With news feed updates poised to surge as users enable new open graph actions, Facebook has begun grouping together activities within the same application.
I noticed this over the weekend: After adding several books to my GoodReads account, only the last one I added showed up in my activity log and went out to my friends’ news feeds.
Another example came from power-tipster Eti Suruzon, vice president of planning and media at Blink. She sent us the screenshot displayed to the right and explained:
It says “Eti Suruzon liked 2 pages.” Then it says “January 12, 2012 – January 23, 2012.” It took 2 seprate actions I took: Liked a certain page, and liked a certain content, on different times, and grouped them into one story on my timeline. I can’t “unmerge” the stories (just view them individualy on the activity log)m One is a page I liked, but the other is like on content outside of Facebook.
Eti Suruzon said in an email that she believes Facebook is continuing to polish the appearance of timeline by rearranging where different things appear. She added:
Currently the open graph reports are for apps only, but the reports actualy have the potential to gather all users’ activites into it so that in perspective you can look at your timeline and find or remember something immediately. When I think about it we already saw this happen before, with the birthday report that most users get on their birthday and gathers all wall posts from friends on that day.

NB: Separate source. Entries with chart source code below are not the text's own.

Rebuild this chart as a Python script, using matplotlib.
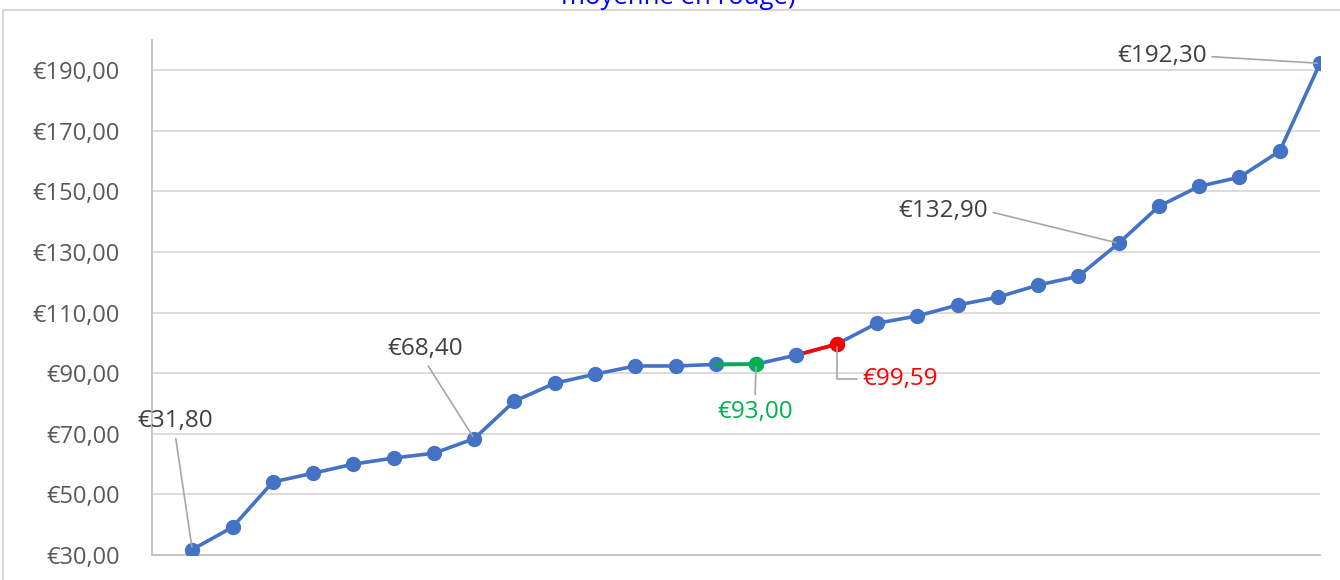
import matplotlib.pyplot as plt
from matplotlib.patches import Rectangle
from matplotlib.ticker import FuncFormatter

plt.rcParams['font.family'] = ['Open Sans', 'DejaVu Sans']

# sorted prices (median in green, mean in red)
prices = [31.80, 39.2, 54.1, 57.0, 60.0, 62.0, 63.6, 68.40, 80.8, 86.7,
          89.7, 92.4, 92.4, 92.9, 93.00, 96.0, 99.59, 106.5, 108.9, 112.5,
          115.1, 119.1, 122.0, 132.90, 145.1, 151.7, 154.7, 163.3, 192.30]
x = list(range(1, len(prices) + 1))
median_idx = 14   # 0-based index of the median point
mean_idx = 16     # 0-based index of the mean point
yticks = [30, 50, 70, 90, 110, 130, 150, 170, 190]
title_tail = "moyenne en rouge)"

BLUE = '#4472C4'
GREEN = '#00B050'
RED = '#FF0000'
GRID = '#d9d9d9'
TXT = '#404040'

def euro(v, pos=None):
    return '€' + f'{v:,.2f}'.replace(',', ' ').replace('.', ',')

fig = plt.figure(figsize=(13.4, 5.8), dpi=100)
fig.patches.append(Rectangle((3 / 1340, -0.1), 1.1, 1.1 - 10 / 580,
                             transform=fig.transFigure, fill=False,
                             edgecolor=GRID, lw=1.5))
# only the end of a wrapped title is visible, the rest is cut off at the top
fig.text(0.506, 0.993, title_tail, color='#0000FF', fontsize=18.5,
         ha='center', va='baseline')

ax = fig.add_axes([152 / 1340, 25 / 580, (1320 - 152) / 1340, 515 / 580])
ax.plot(x, prices, color=BLUE, lw=2.6, marker='o', ms=10, zorder=3)
ax.plot(x[median_idx - 1:median_idx + 1], prices[median_idx - 1:median_idx + 1],
        color=GREEN, lw=2.6, zorder=4)
ax.plot(x[median_idx], prices[median_idx], 'o', color=GREEN, ms=10, zorder=5)
ax.plot(x[mean_idx - 1:mean_idx + 1], prices[mean_idx - 1:mean_idx + 1],
        color=RED, lw=2.6, zorder=4)
ax.plot(x[mean_idx], prices[mean_idx], 'o', color=RED, ms=10, zorder=5)
ax.plot(x[mean_idx - 1], prices[mean_idx - 1], 'o', color=BLUE, ms=10, zorder=5)

ax.set_xlim(0, len(prices))
ax.set_ylim(30, 200)
ax.set_yticks(yticks)
ax.yaxis.set_major_formatter(FuncFormatter(euro))
ax.set_xticks([])
ax.grid(axis='y', color=GRID, lw=1.3)
ax.set_axisbelow(True)
for s in ['top', 'right']:
    ax.spines[s].set_visible(False)
for s in ['left', 'bottom']:
    ax.spines[s].set_color('#bfbfbf')
    ax.spines[s].set_linewidth(1.3)
ax.tick_params(axis='y', length=0, labelsize=17, labelcolor='#595959', pad=23)

# data labels with leader lines
lead = dict(arrowstyle='-', color='#a6a6a6', lw=1.2, shrinkA=2, shrinkB=2)
labels = [
    (0, (0.57, 74.2), TXT, 'center', (0.5, 0.0), 'arc3'),
    (7, (6.78, 98.0), TXT, 'center', (0.5, 0.0), 'arc3'),
    (14, (14.97, 77.2), GREEN, 'center', (0.5, 1.0), 'arc3'),
    (16, (17.65, 88.1), RED, 'left', (0.0, 0.5), 'angle,angleA=180,angleB=90,rad=0'),
    (23, (19.64, 143.5), TXT, 'center', (1.0, 0.5), 'arc3'),
    (28, (25.07, 194.6), TXT, 'center', (1.0, 0.5), 'arc3'),
]
for i, pos, col, ha, rel, conn in labels:
    ax.annotate(euro(prices[i]), xy=(x[i], prices[i]), xytext=pos,
                color=col, fontsize=17.5, ha=ha, va='center',
                arrowprops=dict(lead, relpos=rel, connectionstyle=conn),
                zorder=6)

fig.savefig('out.png', dpi=100)
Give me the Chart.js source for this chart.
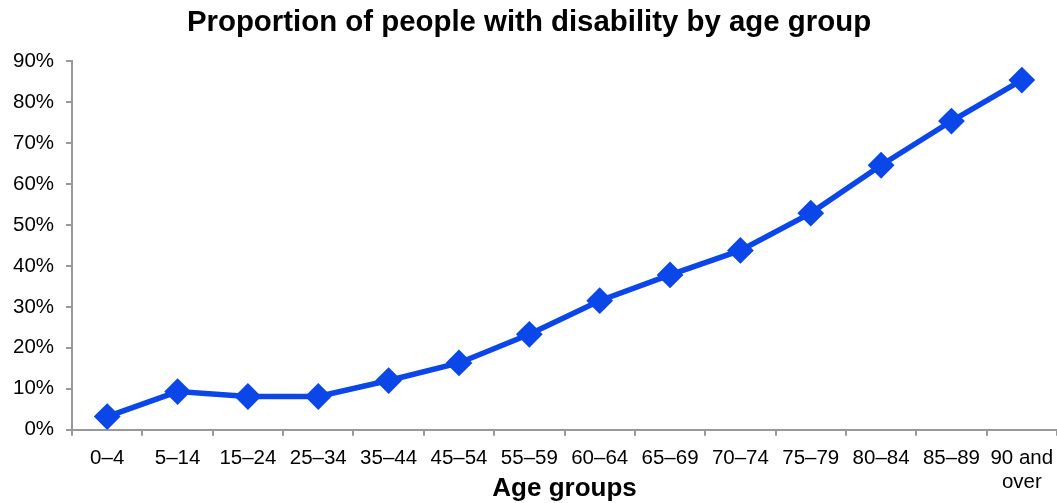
<!DOCTYPE html>
<html><head><meta charset="utf-8">
<script src="https://cdn.jsdelivr.net/npm/chart.js@4"></script>
<style>html,body{margin:0;padding:0;background:#fff}#wrap{width:1057px;height:503px}</style>
</head><body><div id="wrap"><canvas id="c"></canvas></div>
<script>
const categories = ["0–4","5–14","15–24","25–34","35–44","45–54","55–59","60–64","65–69","70–74","75–79","80–84","85–89",["90 and","over"]];
const proportion = [3.2, 9.3, 8.1, 8.1, 12.0, 16.3, 23.3, 31.5, 37.8, 43.8, 52.9, 64.6, 75.4, 85.4];
const yTicks = [0,10,20,30,40,50,60,70,80,90];
const FONT = "'Liberation Sans', Arial, sans-serif";
new Chart(document.getElementById('c'), {
  type: 'line',
  data: { labels: categories, datasets: [{
    data: proportion, borderColor: '#0B47E8', backgroundColor: '#0B47E8',
    borderWidth: 5.5, pointStyle: 'rectRot', pointRadius: 9.5, pointHoverRadius: 9.5, tension: 0
  }]},
  options: {
    responsive: true, maintainAspectRatio: false, animation: false,
    layout: { autoPadding: false, padding: { left: 1, right: 0, top: 0, bottom: 0 } },
    plugins: {
      legend: { display: false }, tooltip: { enabled: false },
      title: { display: true, text: 'Proportion of people with disability by age group',
        color: '#000', font: { family: FONT, size: 29.4, weight: 'bold', lineHeight: 1.2 }, padding: { top: 5, bottom: 21 } }
    },
    scales: {
      x: { offset: true,
        afterFit: s => { s.paddingRight = 0; },
        grid: { offset: true, drawOnChartArea: false, drawTicks: true, tickLength: 6, color: '#999', lineWidth: 2 },
        border: { color: '#999', width: 2 },
        ticks: { color: '#000', font: { family: FONT, size: 20.5, lineHeight: 1.15 }, maxRotation: 0, autoSkip: false, padding: 11 },
        title: { display: true, text: 'Age groups', color: '#000', font: { family: FONT, size: 26, weight: 'bold', lineHeight: 1.2 }, padding: { top: -32, bottom: -1 } }
      },
      y: { min: 0, max: 90,
        afterBuildTicks: s => { s.ticks = yTicks.map(v => ({ value: v })); },
        grid: { drawOnChartArea: false, drawTicks: true, tickLength: 6, color: '#999', lineWidth: 2 },
        border: { color: '#999', width: 2 },
        ticks: { color: '#000', font: { family: FONT, size: 20.5 }, padding: 12, callback: v => v + '%' }
      }
    }
  }
});
</script></body></html>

So far, this kind of consolidation seems harmless, at least compared to the controversy surrounding Facebook’s aggregation of status updates posted by third-party publishing software. The social network has reportedly been changing its policies on that front, promising to stop aggregating these posts.
Perhaps Facebook is compensating for that by starting to consolidate posts from the open graph action applications.
Readers, what changes do you continue to notice in how your own actions show in news feed posts, your timeline and activity log?